Quality of Home Health Agencies Serving Traditional Medicare [TM] vs Medicare Advantage [MA] Beneficiaries: “Compared with TM beneficiaries, MA beneficiaries residing in the same zip code enrolled in either high- or low-quality MA plans may receive treatment from lower-quality HHAs. Policy makers may consider incentivizing MA plans to include higher-quality HHAs in their networks and improving patient education regarding HHA quality.”

About the public’s health

Lung illness tied to vaping has killed five people, may be a new ‘worrisome’ disease, officials say: The death toll from vaping is now five. The vitamin E reported yesterday as the cause of deaths appears to have been from black market marijuana cartridges. The cause for all the illness has yet to be identified.

Mortality Patterns Between Five States With Highest Death Rates and Five States With Lowest Death Rates: United States, 2017: This just-published report from the CDC details the dramatic health disparities among states. Overall, the “average age-adjusted death rate for the five states with the highest rates (926.8 per 100,000 standard population) was 49% higher than the rate for the five states with the lowest rates (624.0).”

Stronger focus on nutrition within health services could save 3.7 million lives by 2025: This WHO report illuminates how important improving nutrition is as a life-saving measure.

Kentucky hospitals sue drugmakers, distributors and retailers for opioid epidemic costs: Yesterday’s blog reported Texas hospitals are suing opioid manufacturers over the epidemic’s cost.

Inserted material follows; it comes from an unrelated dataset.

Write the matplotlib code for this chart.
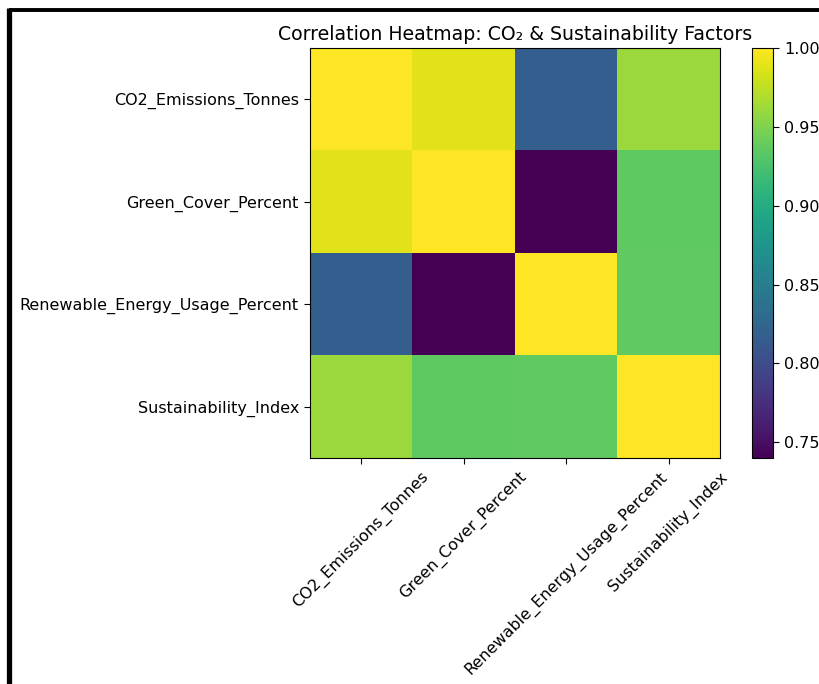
import numpy as np
import matplotlib
matplotlib.use("Agg")
import matplotlib.pyplot as plt
from matplotlib.lines import Line2D

factors = [
    "CO2_Emissions_Tonnes",
    "Green_Cover_Percent",
    "Renewable_Energy_Usage_Percent",
    "Sustainability_Index",
]

corr_co2 = [1.000, 0.988, 0.818, 0.961]
corr_green = [0.988, 1.000, 0.740, 0.935]
corr_renew = [0.818, 0.740, 1.000, 0.937]
corr_sustain = [0.961, 0.935, 0.937, 1.000]

corr = np.array([corr_co2, corr_green, corr_renew, corr_sustain])

fig = plt.figure(figsize=(8.2, 6.84), dpi=100)
W, H = 820, 684

ax = fig.add_axes([310 / W, 1 - 458 / H, 410 / W, 410 / H])
cax = fig.add_axes([752 / W, 1 - 458 / H, 21 / W, 410 / H])

im = ax.imshow(corr, cmap="viridis", aspect="auto")
ax.set_xticks(range(len(factors)))
ax.set_yticks(range(len(factors)))
ax.set_xticklabels(factors, rotation=45, fontsize=11.5)
ax.set_yticklabels(factors, fontsize=11.5)
ax.tick_params(length=4.5)
ax.set_title("Correlation Heatmap: CO\u2082 & Sustainability Factors", fontsize=13.6)

cb = fig.colorbar(im, cax=cax)
cb.set_ticks([0.75, 0.80, 0.85, 0.90, 0.95, 1.00])
cb.ax.tick_params(labelsize=11.5, length=4.5)

# black frame along the top and left edges
fig.add_artist(Line2D([9 / W, 1], [1 - 9.5 / H, 1 - 9.5 / H], color="black", lw=2.8,
                      transform=fig.transFigure, solid_capstyle="butt"))
fig.add_artist(Line2D([9.5 / W, 9.5 / W], [0, 1 - 8 / H], color="black", lw=3.8,
                      transform=fig.transFigure, solid_capstyle="butt"))

fig.savefig("out.png", dpi=100)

Now Kentucky hospitals are following suit (pun intended). Expect a cascade of further such hospital actions.

The Dartmouth Atlas of Neonatal Intensive Care: This extensive report on national (and some local) neonatal care is a rich source for policy study and was done in cooperation with insurer Anthem. One important conclusion that reflects on inappropriate intensity of care is that “more than half of NICU [neonatal intensive care units] admissions and close to half of special care days are now for lower-risk newborns.” More appropriate use of services would not only lower costs but hopefully also reallocate resources to those locations in true need of this specialized care. (See page 41 for a full summary of this section of the research).

70 Million Flu Vaccines Delayed This Year, According to CDC: “Sanofi Pasteur, the largest company that exclusively produces vaccines, delayed delivery of the flu vaccine by three to four weeks.
The delay affects Fluzone Quadrivalent, Fluzone High-Dose, and Flublok Quadrivalent. According to CDC data, these products make up approximately 40 percent of the U.S. flu vaccine market.”

Civil rights groups sue Trump administration over immigrant medical care cases: The headline speaks for itself.

About medical devices

Humanitarian Device Exemption (HDE) Program: The FDA just finalized its guidance “to provide clarity to industry and FDA staff about the current review practices for the Humanitarian Device Exemption (HDE) Program.”

About healthcare IT

Feds turn over CONNECT messaging platform to private sector: “The Federal Health Architecture and the Office of the National Coordinator for Health IT are ending support for an open source software project that promotes healthcare interoperability.

CONNECT enables secure electronic health data exchange among providers, insurers, government agencies and consumer services. However, it’s been 10 years since federal agencies first co-developed the messaging platform, and the government now wants to transition the project to the private sector.”

See Chapter 9 of the text for more background information.